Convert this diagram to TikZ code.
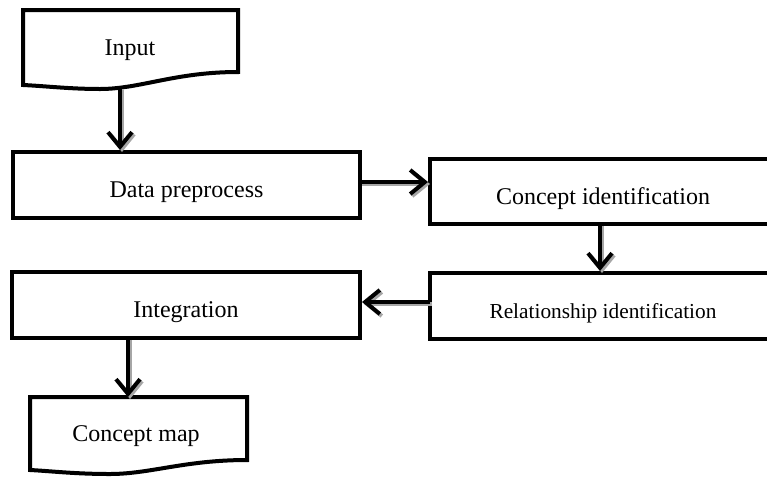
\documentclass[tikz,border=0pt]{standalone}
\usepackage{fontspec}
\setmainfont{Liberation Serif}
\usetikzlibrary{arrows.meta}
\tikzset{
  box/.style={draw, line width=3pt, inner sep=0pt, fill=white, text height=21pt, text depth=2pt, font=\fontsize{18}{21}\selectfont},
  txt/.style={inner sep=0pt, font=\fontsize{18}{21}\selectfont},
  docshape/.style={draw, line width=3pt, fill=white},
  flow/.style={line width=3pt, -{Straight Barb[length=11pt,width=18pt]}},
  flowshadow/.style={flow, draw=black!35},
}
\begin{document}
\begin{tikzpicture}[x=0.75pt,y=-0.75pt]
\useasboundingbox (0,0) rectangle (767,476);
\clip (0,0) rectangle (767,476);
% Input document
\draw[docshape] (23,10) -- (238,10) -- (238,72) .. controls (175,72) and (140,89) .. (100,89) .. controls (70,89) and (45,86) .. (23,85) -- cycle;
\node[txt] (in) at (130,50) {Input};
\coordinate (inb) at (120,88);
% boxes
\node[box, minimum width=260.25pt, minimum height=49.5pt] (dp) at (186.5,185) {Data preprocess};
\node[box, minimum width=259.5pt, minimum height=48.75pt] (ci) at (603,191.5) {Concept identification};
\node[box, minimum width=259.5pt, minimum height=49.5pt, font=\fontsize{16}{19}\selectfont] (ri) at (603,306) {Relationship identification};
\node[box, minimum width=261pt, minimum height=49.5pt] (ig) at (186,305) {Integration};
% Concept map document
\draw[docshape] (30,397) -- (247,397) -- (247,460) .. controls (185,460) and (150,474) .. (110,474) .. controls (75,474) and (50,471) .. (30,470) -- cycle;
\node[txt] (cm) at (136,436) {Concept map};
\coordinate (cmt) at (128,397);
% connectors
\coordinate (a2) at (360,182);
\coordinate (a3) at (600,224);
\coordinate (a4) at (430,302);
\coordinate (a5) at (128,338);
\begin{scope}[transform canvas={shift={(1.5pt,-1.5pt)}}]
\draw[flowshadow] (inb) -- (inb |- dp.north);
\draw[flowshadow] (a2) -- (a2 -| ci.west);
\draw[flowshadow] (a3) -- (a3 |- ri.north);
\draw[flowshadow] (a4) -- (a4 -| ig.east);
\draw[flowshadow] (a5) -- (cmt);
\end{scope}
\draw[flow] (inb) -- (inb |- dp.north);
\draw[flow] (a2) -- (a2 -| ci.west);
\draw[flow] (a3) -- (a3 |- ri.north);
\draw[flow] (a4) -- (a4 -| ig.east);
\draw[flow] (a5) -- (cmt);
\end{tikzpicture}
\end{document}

▶ **Requirement**
Give every line above again exactly, with no pictures.

▶ **Task answer**
Convert this diagram to TikZ code.
\documentclass[tikz,border=0pt]{standalone}
\usepackage{fontspec}
\setmainfont{Liberation Serif}
\usetikzlibrary{arrows.meta}
\tikzset{
  box/.style={draw, line width=3pt, inner sep=0pt, fill=white, text height=21pt, text depth=2pt, font=\fontsize{18}{21}\selectfont},
  txt/.style={inner sep=0pt, font=\fontsize{18}{21}\selectfont},
  docshape/.style={draw, line width=3pt, fill=white},
  flow/.style={line width=3pt, -{Straight Barb[length=11pt,width=18pt]}},
  flowshadow/.style={flow, draw=black!35},
}
\begin{document}
\begin{tikzpicture}[x=0.75pt,y=-0.75pt]
\useasboundingbox (0,0) rectangle (767,476);
\clip (0,0) rectangle (767,476);
% Input document
\draw[docshape] (23,10) -- (238,10) -- (238,72) .. controls (175,72) and (140,89) .. (100,89) .. controls (70,89) and (45,86) .. (23,85) -- cycle;
\node[txt] (in) at (130,50) {Input};
\coordinate (inb) at (120,88);
% boxes
\node[box, minimum width=260.25pt, minimum height=49.5pt] (dp) at (186.5,185) {Data preprocess};
\node[box, minimum width=259.5pt, minimum height=48.75pt] (ci) at (603,191.5) {Concept identification};
\node[box, minimum width=259.5pt, minimum height=49.5pt, font=\fontsize{16}{19}\selectfont] (ri) at (603,306) {Relationship identification};
\node[box, minimum width=261pt, minimum height=49.5pt] (ig) at (186,305) {Integration};
% Concept map document
\draw[docshape] (30,397) -- (247,397) -- (247,460) .. controls (185,460) and (150,474) .. (110,474) .. controls (75,474) and (50,471) .. (30,470) -- cycle;
\node[txt] (cm) at (136,436) {Concept map};
\coordinate (cmt) at (128,397);
% connectors
\coordinate (a2) at (360,182);
\coordinate (a3) at (600,224);
\coordinate (a4) at (430,302);
\coordinate (a5) at (128,338);
\begin{scope}[transform canvas={shift={(1.5pt,-1.5pt)}}]
\draw[flowshadow] (inb) -- (inb |- dp.north);
\draw[flowshadow] (a2) -- (a2 -| ci.west);
\draw[flowshadow] (a3) -- (a3 |- ri.north);
\draw[flowshadow] (a4) -- (a4 -| ig.east);
\draw[flowshadow] (a5) -- (cmt);
\end{scope}
\draw[flow] (inb) -- (inb |- dp.north);
\draw[flow] (a2) -- (a2 -| ci.west);
\draw[flow] (a3) -- (a3 |- ri.north);
\draw[flow] (a4) -- (a4 -| ig.east);
\draw[flow] (a5) -- (cmt);
\end{tikzpicture}
\end{document}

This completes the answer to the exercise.